====== SOURCE MATERIAL
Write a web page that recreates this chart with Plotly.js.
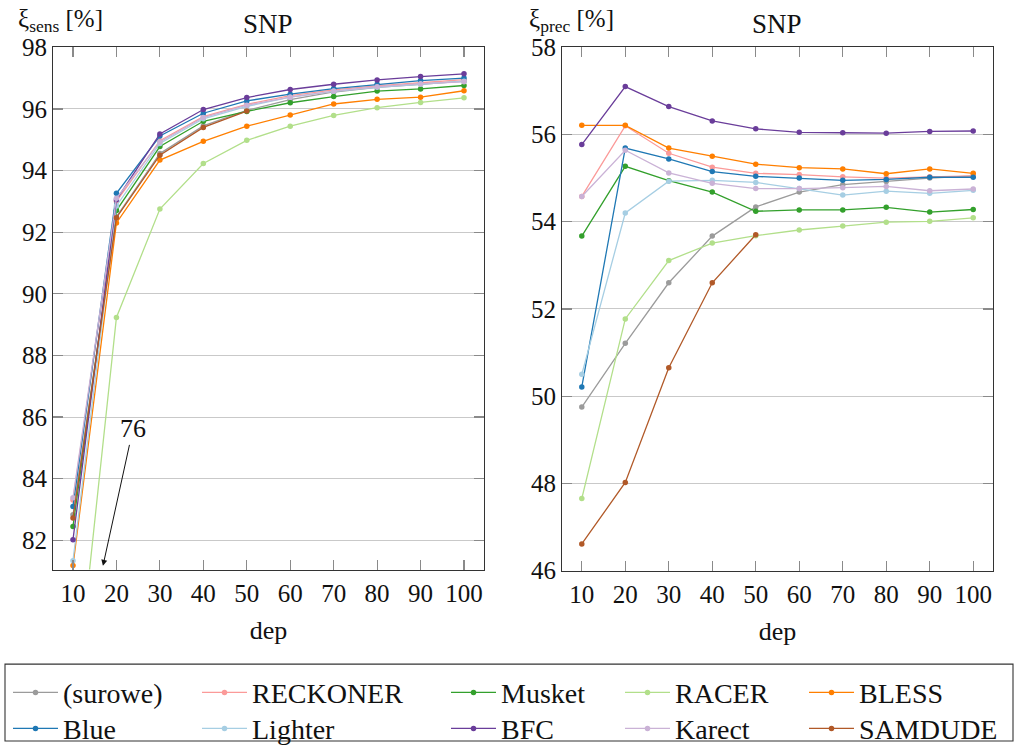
<!DOCTYPE html>
<html>
<head>
<meta charset="utf-8">
<script src="https://cdn.plot.ly/plotly-3.0.1.min.js"></script>
<style>
html,body{margin:0;padding:0;background:#fff;width:1016px;height:754px;overflow:hidden;}
#chart{width:1016px;height:754px;overflow:hidden;}
#chart svg text{font-family:'Liberation Serif', serif !important;}
</style>
</head>
<body>
<div id="chart"></div>
<script>
// ---- data ----
const deps = [10, 20, 30, 40, 50, 60, 70, 80, 90, 100];
const samdudeDeps = [10, 20, 30, 40, 50];

const names = ["(surowe)", "RECKONER", "Musket", "RACER", "BLESS", "Blue", "Lighter", "BFC", "Karect", "SAMDUDE"];
const colors = ["#9b9b9b", "#fb9a99", "#33a02c", "#b2df8a", "#ff7f00", "#1f78b4", "#a6cee3", "#6a3d9a", "#cab2d6", "#b15928"];

// sensitivity [%]
const sensRaw      = [82.83, 92.50, 94.55, 95.45, 95.95, 96.30, 96.55, 96.70, 96.80, 96.90];
const sensReckoner = [83.31, 93.00, 94.97, 95.75, 96.15, 96.43, 96.62, 96.75, 96.85, 96.95];
const sensMusket   = [82.45, 92.70, 94.78, 95.60, 95.92, 96.20, 96.40, 96.58, 96.65, 96.76];
const sensRacer    = [76.00, 89.23, 92.75, 94.23, 94.98, 95.44, 95.79, 96.04, 96.21, 96.36];
const sensBless    = [81.18, 92.30, 94.34, 94.95, 95.44, 95.80, 96.16, 96.31, 96.38, 96.59];
const sensBlue     = [83.10, 93.26, 95.12, 95.86, 96.26, 96.48, 96.66, 96.80, 96.92, 97.00];
const sensLighter  = [81.34, 92.85, 94.88, 95.68, 96.08, 96.38, 96.57, 96.70, 96.80, 96.90];
const sensBfc      = [82.02, 93.05, 95.19, 95.98, 96.37, 96.63, 96.80, 96.94, 97.05, 97.14];
const sensKarect   = [83.38, 93.10, 94.93, 95.72, 96.12, 96.38, 96.58, 96.72, 96.82, 96.88];
const sensSamdude  = [82.72, 92.47, 94.50, 95.40, 95.93];

// precision [%]
const precRaw      = [49.75, 51.21, 52.60, 53.67, 54.34, 54.68, 54.85, 54.92, 55.00, 55.05];
const precReckoner = [54.58, 56.20, 55.57, 55.25, 55.11, 55.08, 55.03, 55.00, 55.03, 55.05];
const precMusket   = [53.67, 55.27, 54.94, 54.68, 54.24, 54.27, 54.27, 54.33, 54.22, 54.28];
const precRacer    = [47.65, 51.77, 53.11, 53.51, 53.68, 53.81, 53.90, 53.99, 54.01, 54.09];
const precBless    = [56.21, 56.21, 55.69, 55.50, 55.32, 55.24, 55.21, 55.10, 55.21, 55.11];
const precBlue     = [50.21, 55.69, 55.44, 55.15, 55.04, 55.00, 54.95, 54.97, 55.02, 55.02];
const precLighter  = [50.50, 54.20, 54.93, 54.95, 54.90, 54.76, 54.61, 54.70, 54.65, 54.72];
const precBfc      = [55.77, 57.10, 56.64, 56.31, 56.13, 56.05, 56.04, 56.03, 56.07, 56.08];
const precKarect   = [54.58, 55.64, 55.12, 54.88, 54.76, 54.76, 54.78, 54.81, 54.71, 54.75];
const precSamdude  = [46.61, 48.02, 50.65, 52.60, 53.70];

const sensTicks = [82, 84, 86, 88, 90, 92, 94, 96, 98];
const precTicks = [46, 48, 50, 52, 54, 56, 58];

// ---- build ----
const sensSeries = [sensRaw, sensReckoner, sensMusket, sensRacer, sensBless, sensBlue, sensLighter, sensBfc, sensKarect, sensSamdude];
const precSeries = [precRaw, precReckoner, precMusket, precRacer, precBless, precBlue, precLighter, precBfc, precKarect, precSamdude];

const FONT = "Liberation Serif";
const W = 1016, H = 754;
const px = v => v / W, py = v => 1 - v / H;

// one legend per entry: 5 columns x 2 rows
const colLeft = [13, 202, 451, 625, 809];
const rowMid = [703, 739.5];
const legendId = i => (i === 0 ? "legend" : "legend" + (i + 1));

const traces = [];
const legends = {};
names.forEach((n, i) => {
  const xs = (i === 9) ? samdudeDeps : deps;
  const base = {
    type: "scatter", mode: "lines+markers", name: n,
    line: {color: colors[i], width: 1.3},
    marker: {color: colors[i], size: 5.5},
    legend: legendId(i)
  };
  traces.push(Object.assign({}, base, {x: xs, y: sensSeries[i], xaxis: "x", yaxis: "y", showlegend: true}));
  traces.push(Object.assign({}, base, {x: xs, y: precSeries[i], xaxis: "x2", yaxis: "y2", showlegend: false}));
  legends[legendId(i)] = {
    x: px(colLeft[i % 5] - 5), xanchor: "left",
    y: py(rowMid[Math.floor(i / 5)]), yanchor: "middle",
    bgcolor: "rgba(0,0,0,0)", borderwidth: 0,
    font: {family: FONT, size: 28, color: "#111"},
    itemwidth: 45, orientation: "v"
  };
});

const axisCommon = {
  showline: true, linecolor: "#333", linewidth: 1.1, mirror: "ticks",
  ticks: "inside", ticklen: 10, tickcolor: "#8a8a8a", tickwidth: 1.2,
  tickfont: {family: FONT, size: 25, color: "#111"},
  zeroline: false
};

const layout = Object.assign({
  width: W, height: H,
  margin: {l: 0, r: 0, t: 0, b: 0},
  paper_bgcolor: "#fff", plot_bgcolor: "#fff",
  font: {family: FONT, color: "#111"},
  xaxis: Object.assign({}, axisCommon, {
    domain: [px(53), px(484)], range: [5.4, 104.6], anchor: "y",
    tickvals: deps, showgrid: false, ticklabelstandoff: 1,
    title: {text: "dep", font: {family: FONT, size: 26, color: "#111"}, standoff: 15}
  }),
  yaxis: Object.assign({}, axisCommon, {
    domain: [py(578), py(48)], range: [81.05, 98], anchor: "x",
    tickvals: sensTicks, showgrid: true, gridcolor: "#c9c9c9", gridwidth: 1
  }),
  xaxis2: Object.assign({}, axisCommon, {
    domain: [px(562), px(993)], range: [5.45, 104.55], anchor: "y2",
    tickvals: deps, showgrid: false, ticklabelstandoff: 1,
    title: {text: "dep", font: {family: FONT, size: 26, color: "#111"}, standoff: 15}
  }),
  yaxis2: Object.assign({}, axisCommon, {
    domain: [py(579), py(48)], range: [46, 58], anchor: "x2",
    tickvals: precTicks, showgrid: true, gridcolor: "#c9c9c9", gridwidth: 1
  }),
  shapes: [{
    type: "rect", xref: "paper", yref: "paper",
    x0: px(5), x1: px(1013), y0: py(752), y1: py(674),
    line: {color: "#333", width: 1.1}, fillcolor: "rgba(0,0,0,0)"
  }],
  annotations: [
    {xref: "paper", yref: "paper", x: px(268), y: py(24), xanchor: "center", yanchor: "middle",
     text: "SNP", showarrow: false, font: {family: FONT, size: 27, color: "#111"}},
    {xref: "paper", yref: "paper", x: px(777), y: py(24), xanchor: "center", yanchor: "middle",
     text: "SNP", showarrow: false, font: {family: FONT, size: 27, color: "#111"}},
    {xref: "paper", yref: "paper", x: px(16), y: py(21), xanchor: "left", yanchor: "middle",
     text: "ξ<sub>sens</sub> [%]", showarrow: false, font: {family: FONT, size: 25, color: "#111"}},
    {xref: "paper", yref: "paper", x: px(527), y: py(21), xanchor: "left", yanchor: "middle",
     text: "ξ<sub>prec</sub> [%]", showarrow: false, font: {family: FONT, size: 25, color: "#111"}},
    {xref: "x", yref: "y", x: 16.9, y: 81.17, ax: 30, ay: -137, axref: "pixel", ayref: "pixel",
     text: "76", showarrow: true, arrowhead: 2, arrowsize: 1.2, arrowwidth: 1, arrowcolor: "#111",
     font: {family: FONT, size: 26, color: "#111"}}
  ]
}, legends);

Plotly.newPlot("chart", traces, layout, {staticPlot: true, displayModeBar: false});
</script>
</body>
</html>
============
=== EXERCISE ===
From the listing above, report the number of lines containing the string "chart", without any accompanying remarks.

=== CORRECT RESPONSE ===
5